This invention relates to an aqueous solution for electroless autocatalytic copper plating, containing a source of cupric ions, a source of hydroxylic ions, a reducing agent and a complexing agent in such a quantity as to render soluble the cupric ions in an alkaline medium.
The electroless autocatalytic copper plating baths, also called "chemical copper baths", are capable of depositing a layer of copper onto a catalytic support, without the aid of an outer source of electrons. Generally, these baths are constituted by aqueous solutions containing a copper salt, a copper complexing agent, a reducing agent and a regulator of the pH.
The copper may be used in the form of sulphate, halid, nitrate, fluoroborate, acetate or in the form of other inorganic or even organic salts. Generally, for economical reasons it is preferred to employ the copper in the form of pentahydrated sulphate.
The function of the complexing agent is to keep the copper in solution in the alkaline medium which is necessary for the deposition reaction. To this end it is possible to utilize Rochelle salt (sodium and potassium tartrate) or gluconic acid or gluconates, nitrilotriacetic acid or its alkaline salts, triethanolamine, or also complexing agents such as ethilene diamine tetracetic acid and its sodium salts, N-hydroxy-ethyl-ethylen-diamine triacetate, N,N,N.sup.1,N.sup.1,tetra-(2-hydroxypropyl)ethylenediamine etc.
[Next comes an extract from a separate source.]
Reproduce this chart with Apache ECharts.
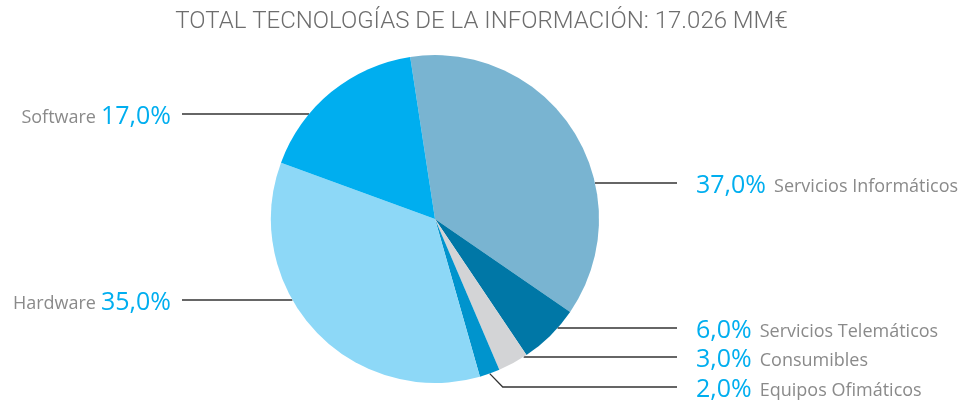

The copper reducing agent normally used in the chemical copper baths is formed by formaldehyde or its derivatives or precursors, such as paraformaldehyde, trioxane or the like. Also utilized as reducing agents are the borohydrides of alkaline metals, such as sodium borohydride, or the boranes of the dimethylaminoborane type etc. To this end one may use also hypophosphites of alkaline metals.
The function of the regulator of the pH is to keep an optimal alkalinity degree for the oxidoreduction reaction which leads to the deposition of a layer of copper onto the catalytic support. Normally, the work is carried out with pH values between 10 and 14, and to keep these pH values sodium or potassium hydroxide is used.
Besides these fundamental components, the chemical copper baths also contain a series of products, present therein in small concentrations, such as stabilizers, wetting agents and so on.
The products which exert a stabilizing action and which are used in the common practice generally include mercury salts, cyanides of alkali metals, organic nitriles or compounds containing sulphur in bivalent form, such as 2-mercaptobenzotriazole, thiourea, inorganic sulphides such as the sulphides of alkali metals, or thiocyanates or dithionates of alkali metals. Generally these stabilizers are catalytic poisons, and many of them have the characteristic of greatly reducing the speed of deposition, or, in the extreme cases, even of completely locking the bath, i.e. rendering the same non autocatalytic.
In the use of these chemical copper baths to metallize metallic surfaces it is only necessary to carry out a thorough degreasing of the surfaces. However, when it is desired to metallize non metallic surfaces it is necessary for these surfaces to be rendered catalytic and hence receptive in respect of the subsequent deposition of chemical copper.
To this end, generally, a treatment is carried out whose function is to carefully degrease the surfaces and to condition them in order to promote, in the subsequent catalysis stage, the adhesion of a thin and uniform layer of a noble metal.
The successive operation includes bringing said surfaces into contact with the catalyst solution which generally is based on palladium chloride and stannous chloride in a solution acidic by presence of HCl or in saline solution with NaCl or LiCl. This solution contains a compound between palladium and tin, present in colloidal form. Thereafter, the acceleration stage is carried out, whose function is to prevent coarse catalyst particles, which do not adhere to the substrate to be metallized, to be transferred into the chemical copper bath. Furthermore, this bath has the function of increasing the palladium/tin ratio within the colloidal complex in order to increase its catalytic power.
Generally, this solution is a solution acidic by presence of fluoboric acid, perchloric acid or the like, or it is a solution alkaline by presence of NaOH or other substances.
The electroless deposition of copper is applied in the decorative field and in the electroforming technique, in which onto a support of plastics, rendered conductive by a deposit of chemical copper, there is electrodeposited a suitable thickness of metal which thus can assume shapes which cannot be obtained by any other working technique. The electroless copper deposition, however, finds its application above all in the electronic field, and in particular in the production of printed circuits with metallized holes.
To obtain a consistent thickness in an acceptable time it is necessary to use a bath having a high deposition speed, which generally operates at a high temperature or contains a considerable concentration of active components, such as the source of cupric ions and the reducing agent. In the practice, the conduction of baths having these operative characteristics proves to be very difficult because of the high unstability exhibited by these baths, with consequent copper plating of the bottom of the tanks and uncontrolled decompositions.
This invention finds its application in this field, and its aim is to allow an optimal stabilization of the bath without jeopardizing its operative characteristics of deposition speed and the physical characteristics such as gloss and ductility, of the deposit which is obtained.